Like, concrete examples where Tailwind reduced complexity or helped DX-wise, (etc) would be really appreciated. I believe there's many others like me who think Tailwind is kinda cool and we wouldn't mind playing with it in personal projects, but would hesitate to choose it at work/production...

I love the productivity idea its trying to sell me, but it sounds a bit... Wrong to me? Maybe I'm just too "old school", even if I'd like to think I'm keeping up lol.


Author here, it depends on what your designer has made. Our designer was using the Tailwind Figma file for the redesign with most of the defaults in place. We added our brand green and a different font to the default config.

When I was working through some of the component structures and spacing, the designer explained to me which Tailwind values he used most often and in what scenarios. For example, spacing around sections/containers was 24px or p-6; spacing within sections (like between form inputs) was 12px or p-3; and spacing within elements (like between button icon and text) was 6px or p-1.5.

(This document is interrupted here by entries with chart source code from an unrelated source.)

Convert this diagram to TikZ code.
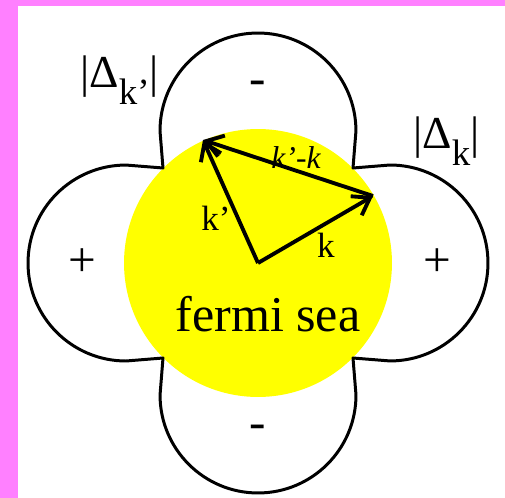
\documentclass[tikz,border=0pt]{standalone}
\usepackage{fontspec}
\setmainfont{Liberation Serif}
\usetikzlibrary{arrows.meta,positioning}
\definecolor{framepink}{RGB}{255,128,255}
\definecolor{seayellow}{RGB}{255,255,0}
\tikzset{
    % Order parameter lobes
    lobe/.style={
        draw=black,
        line width=1.7pt,
        line join=round
    },
    % Wave vectors
    vecarrow/.style={
        -{Straight Barb[length=3.2mm,width=4.4mm]},
        line width=2.2pt,
        line join=miter
    },
    % Labels
    signlabel/.style={
        font=\fontsize{28}{30}\selectfont,
        inner sep=0pt
    },
    gaplabel/.style={
        font=\fontsize{26}{28}\selectfont,
        inner sep=0pt,
        anchor=base west
    },
    veclabel/.style={
        font=\fontsize{20}{22}\selectfont,
        inner sep=0pt
    }
}
\newcommand{\gapsub}[1]{\raisebox{-10pt}{\fontsize{21}{22}\selectfont #1}}

\begin{document}
\begin{tikzpicture}[x=0.02cm,y=0.02cm]

    \useasboundingbox (-258,-235) rectangle (247,263);

    % Frame
    \fill[framepink] (-258,-235) rectangle (-240,263);
    \fill[framepink] (-258,257) rectangle (247,263);

    % Fermi sea
    \coordinate (O) at (0,0);
    \fill[seayellow] (O) circle[radius=2.68cm];

    % Lobes
    \draw[lobe] (-95,95) -- (-98,132) arc[start angle=180,end angle=0,radius=1.96cm]
        -- (95,95) -- (132,98) arc[start angle=90,end angle=-90,radius=1.96cm]
        -- (95,-95) -- (98,-132) arc[start angle=0,end angle=-180,radius=1.96cm]
        -- (-95,-95) -- (-132,-98) arc[start angle=270,end angle=90,radius=1.96cm]
        -- cycle;

    % Signs
    \node[signlabel] (plusL) at (-176,0) {+};
    \node[signlabel] (plusR) at (179,0) {+};
    \node[signlabel] (minusT) at (0,175) {-};
    \node[signlabel] (minusB) at (0,-169) {-};

    % Gap labels
    \node[gaplabel] (gapkp) at (-178,176) {|Δ\gapsub{k’}|};
    \node[gaplabel] (gapk) at (155,115) {|Δ\gapsub{k}|};

    % Vectors
    \coordinate (K) at (115,67);
    \coordinate (Kp) at (-55,123);
    \draw[vecarrow] (O) -- (K);
    \draw[vecarrow] (O) -- (Kp);
    \draw[vecarrow] (K) -- (Kp);

    \node[veclabel] (lk) at (68,18) {k};
    \node[veclabel] (lkp) at (-42,45) {k’};
    \node[veclabel, font=\fontsize{18}{20}\selectfont\itshape] (lkpk) at (38,105) {k’-k};

    \node[font=\fontsize{28.5}{30}\selectfont, anchor=base] (sea) at (10,-68) {fermi sea};

\end{tikzpicture}
\end{document}
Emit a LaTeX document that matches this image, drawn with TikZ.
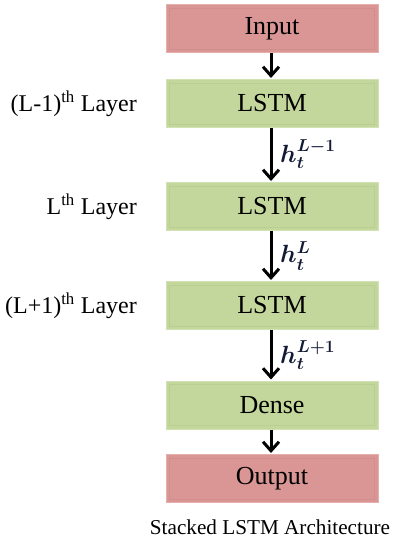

While these were not absolutes in the redesign, they greatly sped up my scaffolding and allowed my first passes to be either dead-on or close enough to reason about. And when it was close enough (but not dead-on), toggling up or down a value usually settled it to match the mocks.

Personally, this was the easiest time I've had for getting an implementation "pixel perfect." I chalk this up as a design system win more than Tailwind. Any well-defined design system would open up these collaboration benefits. I found Tailwind to be an asset to these both for my own DX and for collaboration with my designer. I think Theme UI or styled-components could fit that goal just as well.


Ah, I see. I was working on the web portion of a system that was meant to encompass web, mobile, and smart TV devices, and was very custom. The designers would not have even considered using off-the-shelf Tailwind values, and the mobile teams would not have wanted to translate a web-framework's values into mobile-land. I suppose if you have an organization that's ok with that constraint, that makes it more doable.

> I chalk this up as a design system win more than Tailwind. Any well-defined design system would open up these collaboration benefits. I found Tailwind to be an asset to these both for my own DX and for collaboration with my designer.

Yeah, this seems like the real takeaway. If you have a framework that gives you defaults for the design system, that reduces the friction even more, but I tend to work on very custom stuff where framework defaults won't be appropriate. Are the Tailwind values customizable, so you can use the same Tailwind structure, but have your designers specify their own tokens?


Absolutely. The Tailwind config makes this really powerful to extend or override. You can reuse the same API for things like spacing with your own values/scale or make your own.

The Tailwind docs get into it a bit as you can see here: https://tailwindcss.com/docs/configuration#theme

Here is the spacing section in my config where I've extended the default with interstitial values. What's really cool is these propagate to all the spacing utilities (padding, margin, margin between, etc)

  spacing: {
      0.75: '0.1875rem',
      1.25: '0.3125rem',
      1.75: '0.4375rem',
      2.25: '0.5625rem',
      2.75: '0.6875rem',
      3.25: '0.8125rem',
      4.5: '1.125rem',
      4.75: '1.1875rem',
  }


Thank you for the detailed write up!

I have to agree with a sibling comment:

    > > I chalk this up as a design system win more than Tailwind. Any well-defined design system would open up these collaboration benefits. I found Tailwind to be an asset to these both for my own DX and for collaboration with my designer.  
    >  
    > Yeah, this seems like the real takeaway
And to add:

> Our designer was using the Tailwind Figma file for the redesign with most of the defaults in place.

I never really thought of Tailwind as something that provides design primitives designers could also use for their designs.

If everyone on the team knows how to use Tailwind, I can see how it helps productivity. Everyone's using the same primitives and they're speaking the same design "dialect" (for a lack of better word).

Your example with negative/white space units is a really great, because it illustrates how it dispells ambiguity around units and numbers, and it brings an vocabulary for talking about those units. For example, I really like that `p-3` means the same thing to both the designer and the developer now.

Before a designer would have some systems for managing various design sub-systems (ie typography, colour, spacing), that developers rarely (ie never) spend time understanding, which then removed the system's internal consistency, which in turn affects its perceived/external consistency.

Tailwind kinda leaks the design-system's implementation details, which is great for developers, because now they don't have to know anything about design systems, just use what the designer provided.


Absolutely, I would love to see a longer write up! I’m definitely in the CSS Modules camp, but with so many people saying that Tailwind is great, I feel like there has to be something there. I want to do a deep dive into it at some point and see if I can make something with it that works with my brain. It’s such a different way of approaching the problem.

As for my experience with CSS Modules, I don’t have a blog, but I’ve been thinking of starting one and writing up some of my experiences. Can’t promise anything though.


I too would like to read this.

Tailwind seems to force users to learn its API on top of having to learn CSS, without removing the need to learn the app-specific conventions you’d have to use/create when using Components or classNames anyway.

What benefit does it provide? All I could glean from your post was that you used it and got the job done.